The 90's began and...where were you when you heard that PROCOL HARUM was back? I was listening to WNEW-FM here in New York, and the DJ mentioned 'the new Procol Harum album.' New? NEW? Next thing I NEW, I was at a WNEW-produced broadcast at Electric Ladyland studios where PROCOL HARUM went on the air live with a concert in support of the NEW album. The date: September 25, 1991. There was Gary Brooker, looking suave and assured. Matthew Fisher, sensitive and serious, was on organ. Robin Trower had declined to make the tour, but at least was on the album. Guys who had been on Brooker's last solo album were now PROCOL band members, such as bassist Dave Bronze and guitarist Tim Renwick. But on drums...where was B.J. Wilson? There was an ominous note in the booklet of the new album declaring it was 'dedicated to Barrie James (B.J.) Wilson who will always be with us.' I'd hoped that maybe B.J. had simply retired. Or that he was finding greater satisfaction in some new, creative pursuit. I, and most PROCOL fans, had no idea that he had been in a coma for some time. And that, on October 8, 1990, he had passed on. Of course, he is still with PROCOL HARUM in spirit. And he's there on all those great albums. When we think of PROCOL HARUM, we always think of B.J. on drums. And even in concert today, any drummer must respect the indelible patterns B.J. created for songs like 'A Salty Dog' just as every organist must follow Matthew Fisher's introductory lines opening 'A Whiter Shade of Pale.'

The new 'Prodigal Stranger' album had encouraging titles: 'Man with a Mission,' 'Holding On,' 'One More Time,' 'A Dream In Every Home,' 'Perpetual Motion,' and 'Learn to Fly.' Of course, it wouldn't be a PROCOL HARUM album without anger ('All Our Dreams Are Sold') and regret ('You Can't Turn Back the Page.' ) But...they DID IT. They came back with heroic and muscular rock ('The Truth Won't Fade Away.') They came back with that special black light that is dark but brightens the darkness ('...ships out on a moonlit ocean, sailing toward a distant shore.') The album rocked with 'The Hand That Rocks the Cradle.' And if you like, you can even find that touch of grim humor and double entendre ('...but she laid the Ace of Spades...The King of Hearts no more, but King of the Brokenhearted.') And so 'The Pursuit of Happiness' was taken up again by the elusive PROCOL HARUM. The album sparked renewed interest, re-issue CD's, and various tantalizing side dishes.

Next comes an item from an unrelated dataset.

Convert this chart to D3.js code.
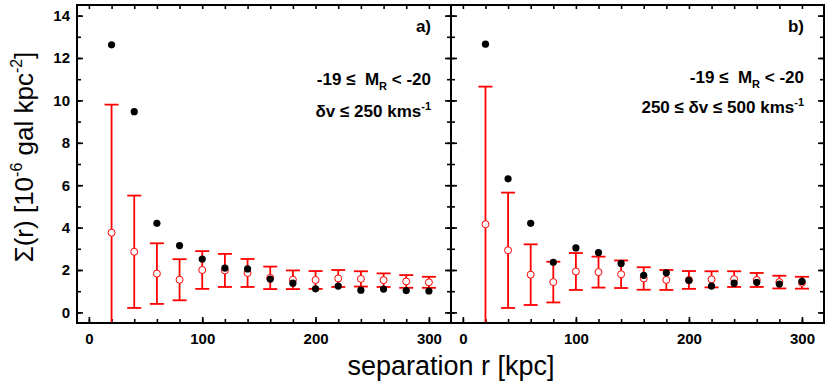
<!DOCTYPE html>
<html>
<head>
<meta charset="utf-8">
<script src="https://cdn.jsdelivr.net/npm/d3@7"></script>
<style>
  body { margin: 0; background: #fff; }
  svg text { font-family: "Liberation Sans", Arial, sans-serif; white-space: pre; }
</style>
</head>
<body>
<div id="chart"></div>
<script>
// separations (kpc)
const separations = [20, 40, 60, 80, 100, 120, 140, 160, 180, 200, 220, 240, 260, 280, 300];

// panel a) dv <= 250 km/s
const observedA = [12.62, 9.47, 4.2, 3.15, 2.52, 2.09, 2.05, 1.57, 1.38, 1.11, 1.24, 1.05, 1.1, 1.03, 1.01];
const randomMeanA = [3.76, 2.86, 1.83, 1.54, 2.0, 1.98, 1.86, 1.63, 1.54, 1.53, 1.6, 1.58, 1.52, 1.46, 1.42];
const randomErrA = [6.04, 2.65, 1.43, 0.97, 0.89, 0.78, 0.66, 0.53, 0.44, 0.42, 0.4, 0.36, 0.32, 0.3, 0.26];

// panel b) 250 <= dv <= 500 km/s
const observedB = [12.65, 6.3, 4.2, 2.36, 3.04, 2.82, 2.31, 1.75, 1.87, 1.51, 1.24, 1.38, 1.42, 1.34, 1.46];
const randomMeanB = [4.16, 2.93, 1.78, 1.43, 1.93, 1.9, 1.8, 1.6, 1.53, 1.53, 1.56, 1.57, 1.53, 1.43, 1.4];
const randomErrB = [6.49, 2.72, 1.43, 0.96, 0.87, 0.73, 0.65, 0.53, 0.47, 0.42, 0.38, 0.37, 0.33, 0.3, 0.28];

const xTickLabels = [0, 100, 200, 300];
const yTickLabels = [0, 2, 4, 6, 8, 10, 12, 14];

const width = 830, height = 385;
const plotTop = 5, plotBottom = 323;
const red = "#ff0000";

const svg = d3.select("#chart").append("svg")
  .attr("width", width)
  .attr("height", height);

const y = d3.scaleLinear().domain([-0.5, 14.5]).range([plotBottom, plotTop]);

const panels = [
  { id: "a", x0: 77, x1: 451, obs: observedA, mean: randomMeanA, err: randomErrA,
    label: "a)", line1Y: 85, line2Y: 117, line2: "δv ≤ 250 kms" },
  { id: "b", x0: 451, x1: 824, obs: observedB, mean: randomMeanB, err: randomErrB,
    label: "b)", line1Y: 83, line2Y: 113, line2: "250 ≤ δv ≤ 500 kms" }
];

panels.forEach((p, i) => {
  const x = d3.scaleLinear().domain([-10.5, 319.5]).range([p.x0, p.x1]);
  const g = svg.append("g").attr("class", "panel-" + p.id);

  g.append("clipPath").attr("id", "clip-" + p.id)
    .append("rect")
    .attr("x", p.x0).attr("y", plotTop)
    .attr("width", p.x1 - p.x0).attr("height", plotBottom - plotTop);

  // axes: ticks pointing inward on all four sides
  const minorY = d3.range(0, 15, 1);
  const minorX = d3.range(0, 301, 20);

  const addAxis = (axis, transform, labels) => {
    const a = g.append("g").attr("transform", transform).call(axis);
    a.select(".domain").remove();
    a.selectAll("line").attr("stroke", "#000").attr("stroke-width", 1.6);
    a.selectAll("text")
      .attr("font-size", 15)
      .attr("font-weight", "bold")
      .attr("fill", "#000")
      .style("display", labels ? null : "none");
    return a;
  };

  // left
  addAxis(d3.axisLeft(y).tickValues(minorY).tickSize(-4).tickFormat(""), `translate(${p.x0},0)`, false);
  addAxis(d3.axisLeft(y).tickValues(yTickLabels).tickSize(-6).tickPadding(7), `translate(${p.x0},0)`, i === 0);
  // right
  addAxis(d3.axisRight(y).tickValues(minorY).tickSize(-4).tickFormat(""), `translate(${p.x1},0)`, false);
  addAxis(d3.axisRight(y).tickValues(yTickLabels).tickSize(-6).tickFormat(""), `translate(${p.x1},0)`, false);
  // bottom
  addAxis(d3.axisBottom(x).tickValues(minorX).tickSize(-4).tickFormat(""), `translate(0,${plotBottom})`, false);
  addAxis(d3.axisBottom(x).tickValues(xTickLabels).tickSize(-6).tickPadding(10), `translate(0,${plotBottom})`, true);
  // top
  addAxis(d3.axisTop(x).tickValues(minorX).tickSize(-4).tickFormat(""), `translate(0,${plotTop})`, false);

  const data = separations.map((s, k) => ({ s, obs: p.obs[k], mean: p.mean[k], err: p.err[k] }));

  // error bars of the random sample
  const bars = g.append("g").attr("clip-path", `url(#clip-${p.id})`)
    .selectAll(".err").data(data).enter().append("g").attr("class", "err")
    .attr("stroke", red).attr("stroke-width", 1.8);
  bars.append("line")
    .attr("x1", d => x(d.s)).attr("x2", d => x(d.s))
    .attr("y1", d => y(d.mean + d.err)).attr("y2", d => y(d.mean - d.err));
  bars.append("line")
    .attr("x1", d => x(d.s) - 7).attr("x2", d => x(d.s) + 7)
    .attr("y1", d => y(d.mean + d.err)).attr("y2", d => y(d.mean + d.err));
  bars.append("line")
    .attr("x1", d => x(d.s) - 7).attr("x2", d => x(d.s) + 7)
    .attr("y1", d => y(d.mean - d.err)).attr("y2", d => y(d.mean - d.err));

  g.selectAll(".mean").data(data).enter().append("circle")
    .attr("class", "mean")
    .attr("cx", d => x(d.s)).attr("cy", d => y(d.mean))
    .attr("r", 3.5)
    .attr("fill", "#fff").attr("stroke", red).attr("stroke-width", 1);

  g.selectAll(".obs").data(data).enter().append("circle")
    .attr("class", "obs")
    .attr("cx", d => x(d.s)).attr("cy", d => y(d.obs))
    .attr("r", 3.6)
    .attr("fill", "#000");

  // annotations
  const right = p.x1 - 20;
  g.append("text")
    .attr("x", right).attr("y", 32)
    .attr("text-anchor", "end")
    .attr("font-size", 17).attr("font-weight", "bold")
    .text(p.label);

  const l1 = g.append("text")
    .attr("x", right).attr("y", p.line1Y)
    .attr("text-anchor", "end")
    .attr("font-size", 17).attr("font-weight", "bold");
  l1.append("tspan").text("-19 ≤  M");
  l1.append("tspan").attr("font-size", 11).attr("dy", 5).text("R");
  l1.append("tspan").attr("dy", -5).text(" < -20");

  const l2 = g.append("text")
    .attr("x", right).attr("y", p.line2Y)
    .attr("text-anchor", "end")
    .attr("font-size", 17).attr("font-weight", "bold");
  l2.append("tspan").text(p.line2);
  l2.append("tspan").attr("font-size", 11).attr("dy", -7).text("-1");
});

// frame
svg.append("rect")
  .attr("x", 77).attr("y", plotTop)
  .attr("width", 824 - 77).attr("height", plotBottom - plotTop)
  .attr("fill", "none").attr("stroke", "#000").attr("stroke-width", 2);
svg.append("line")
  .attr("x1", 451).attr("x2", 451).attr("y1", plotTop).attr("y2", plotBottom)
  .attr("stroke", "#000").attr("stroke-width", 2);

// axis titles
svg.append("text")
  .attr("x", 451).attr("y", 375)
  .attr("text-anchor", "middle")
  .attr("font-size", 27)
  .text("separation r [kpc]");

const yt = svg.append("text")
  .attr("transform", "translate(33,157) rotate(-90)")
  .attr("text-anchor", "middle")
  .attr("font-size", 26);
yt.append("tspan").text("Σ(r) [10");
yt.append("tspan").attr("font-size", 16).attr("dy", -11).text("-6");
yt.append("tspan").attr("dy", 11).text(" gal kpc");
yt.append("tspan").attr("font-size", 16).attr("dy", -11).text("-2");
yt.append("tspan").attr("dy", 11).text("]");
</script>
</body>
</html>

The 1995 'Symphonic Procol Harum' wasn't an official PROCOL HARUM release but it did have Gary Brooker, Matthew Fisher and Robin Trower – and some guest vocalists that ranged from surprising to annoying.

It was followed by 'Within Our House,' a solo CD from Gary that included the new Brooker/Reid title track and a few old and new PROCOL numbers backed by a choir, string quartet and various PROCOL band members including bassist Dave Bronze and drummer Mark Brzezicki.

1997's 30th Anniversary marks a band that is very much still with us. But whether there was a comeback, or will be re-union concerts or still more original albums, the name says it all: PROCOL HARUM. They are beyond criticism, beyond detailed analysis, beyond comparison with other bands, beyond words that can fully explain why the music and lyrics touch us so profoundly.